Rateb was born in Oakland, California, and the Oakland school district during his time there had only a 75% high-school graduation rate, credited primarily to the lack of resources. This has evolved to form his career passion for social work and business.

Rateb’s ultimate goal is to one day open a community center back in his hometown of Oakland and offer scholarships, textbooks and mentoring to underprivileged students in the city.

“There will never be a time in my life where I am not involved in the empowerment of underrepresented communities – it’s the career path that I plan to take once I have stabilized myself with savings,” Rateb said.

“One day I will open a community center in the Oakland Unified School District, so I can offer underprivileged students the opportunity to pursue higher education – primarily through tutoring, mentorship, textbooks and scholarships.

“I pray that this is the generation that can tear down the social injustice that has been rooted in different segments of the United States, but I feel like that starts in the home.

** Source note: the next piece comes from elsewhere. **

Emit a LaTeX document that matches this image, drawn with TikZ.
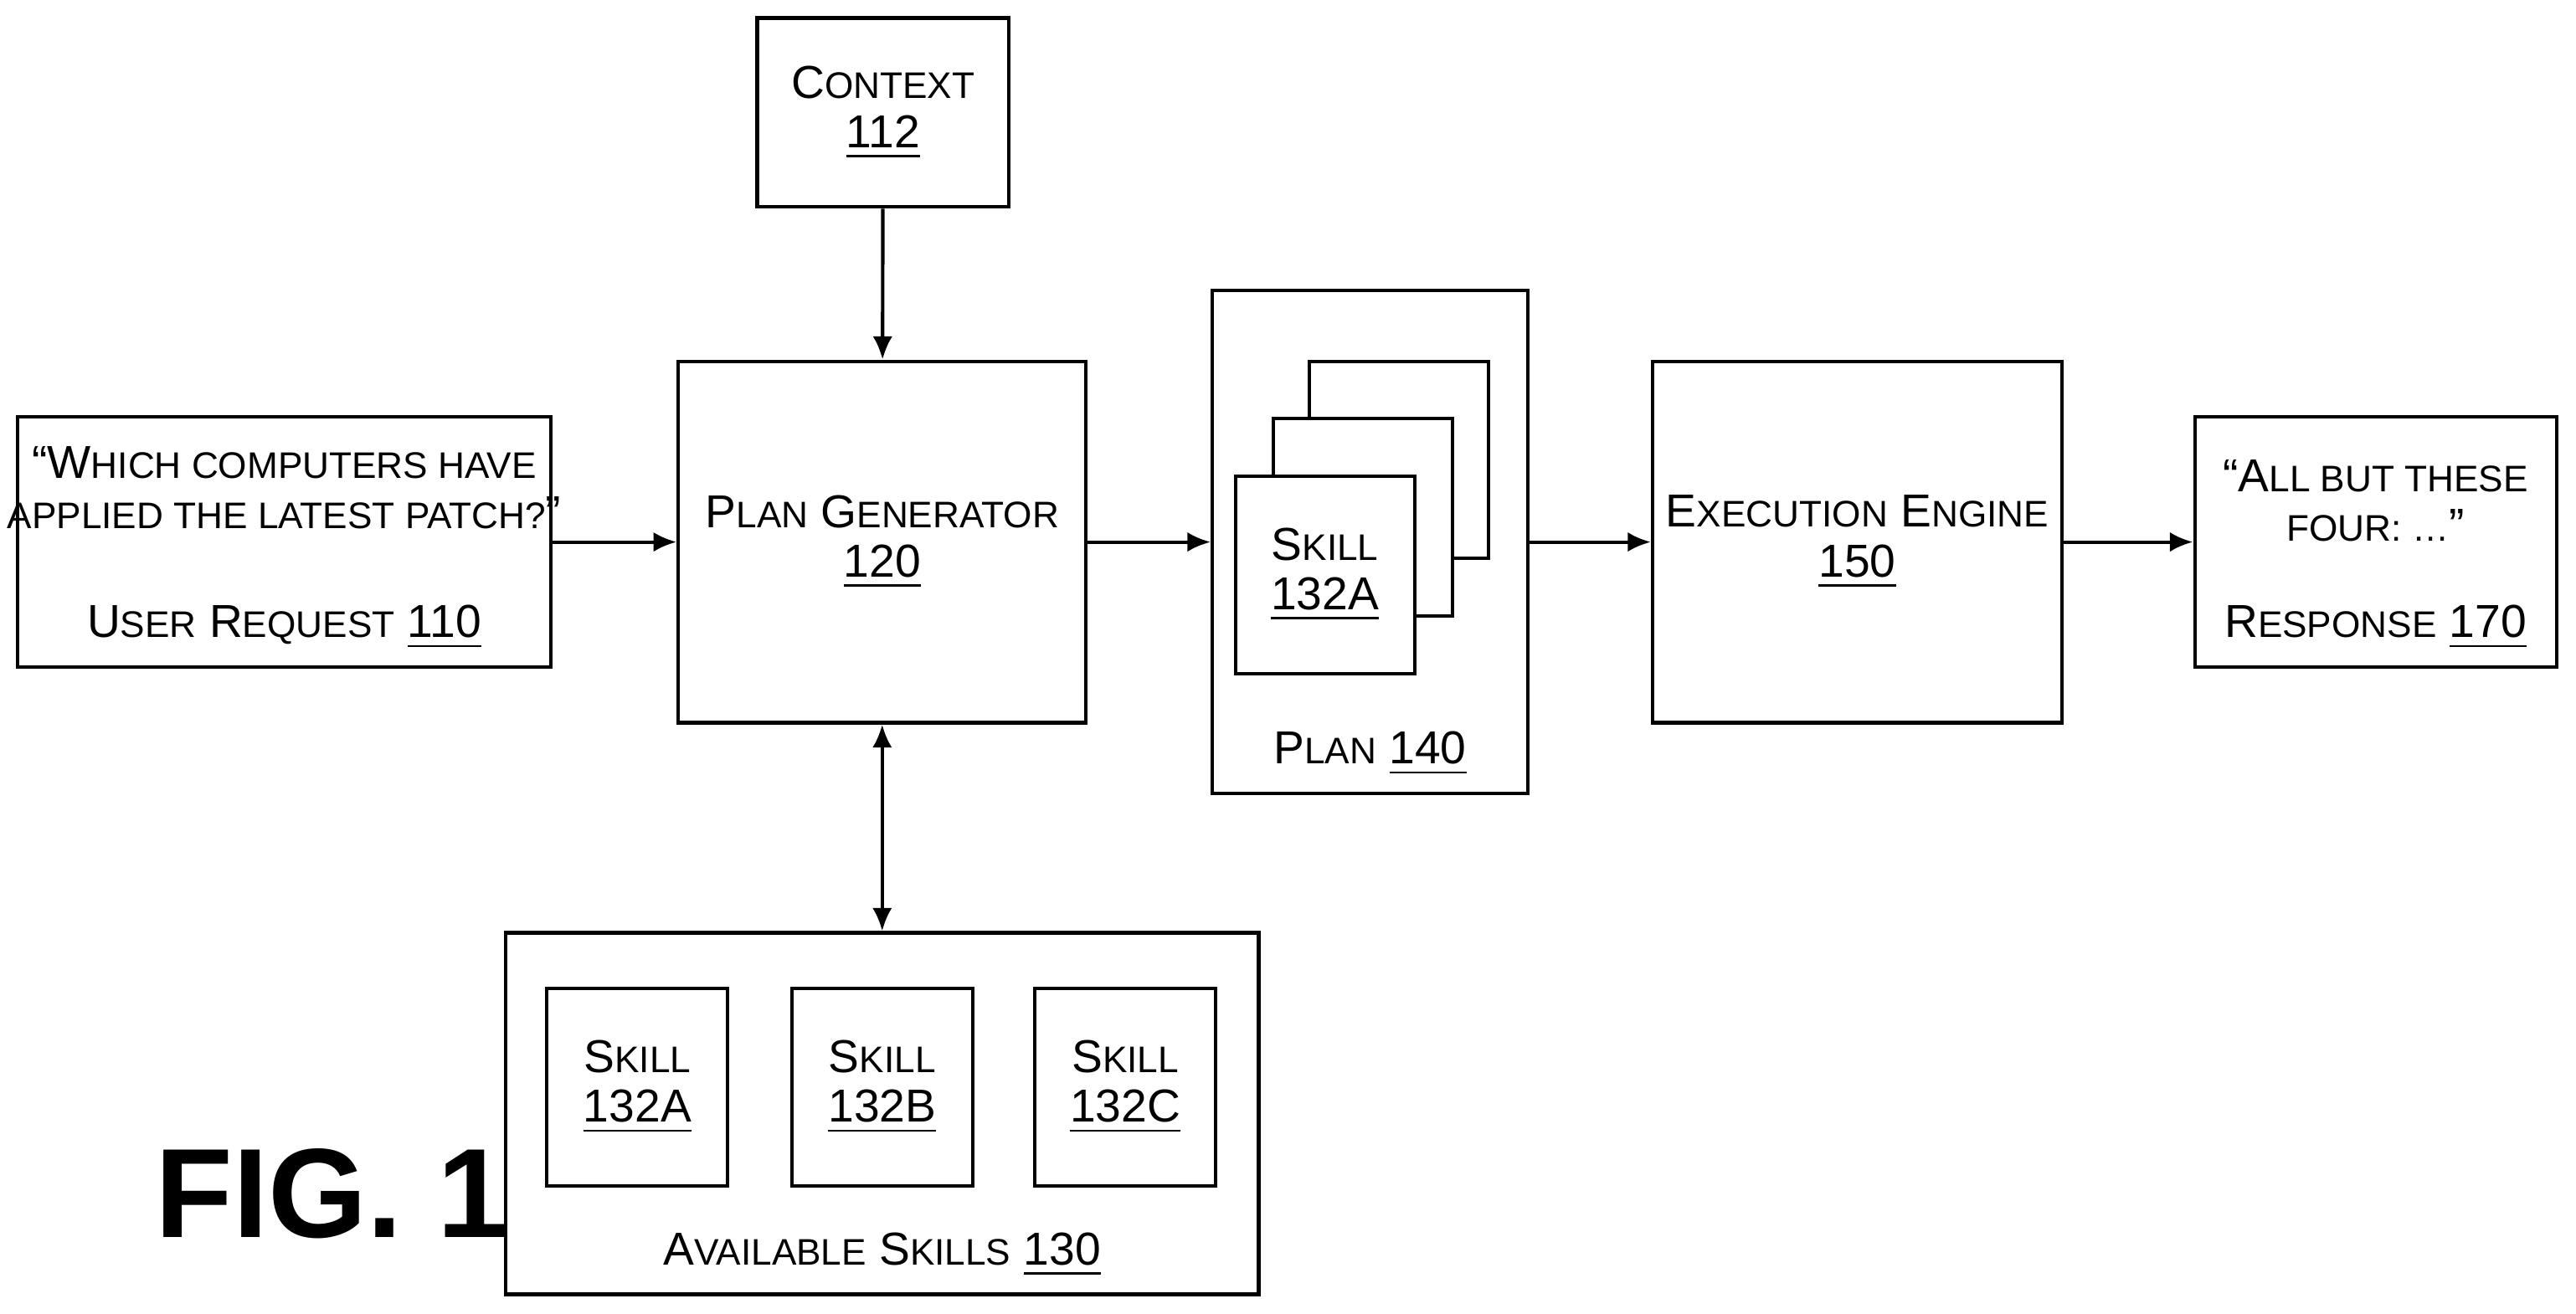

If I can touch the heart of just one person, or change the perspective of just one group, they are going to take that to their home and teach their kids how to love their peers.

“They are going to carry these perspectives into conversations with their friends. They are going to help break the stereotypes and prejudice that everyone can so clearly recognize around us. There is no way for any single person to change the perspectives of everyone, but if we come together as a collective then we can build a generation of love for our kids, and their kids, and their kids!”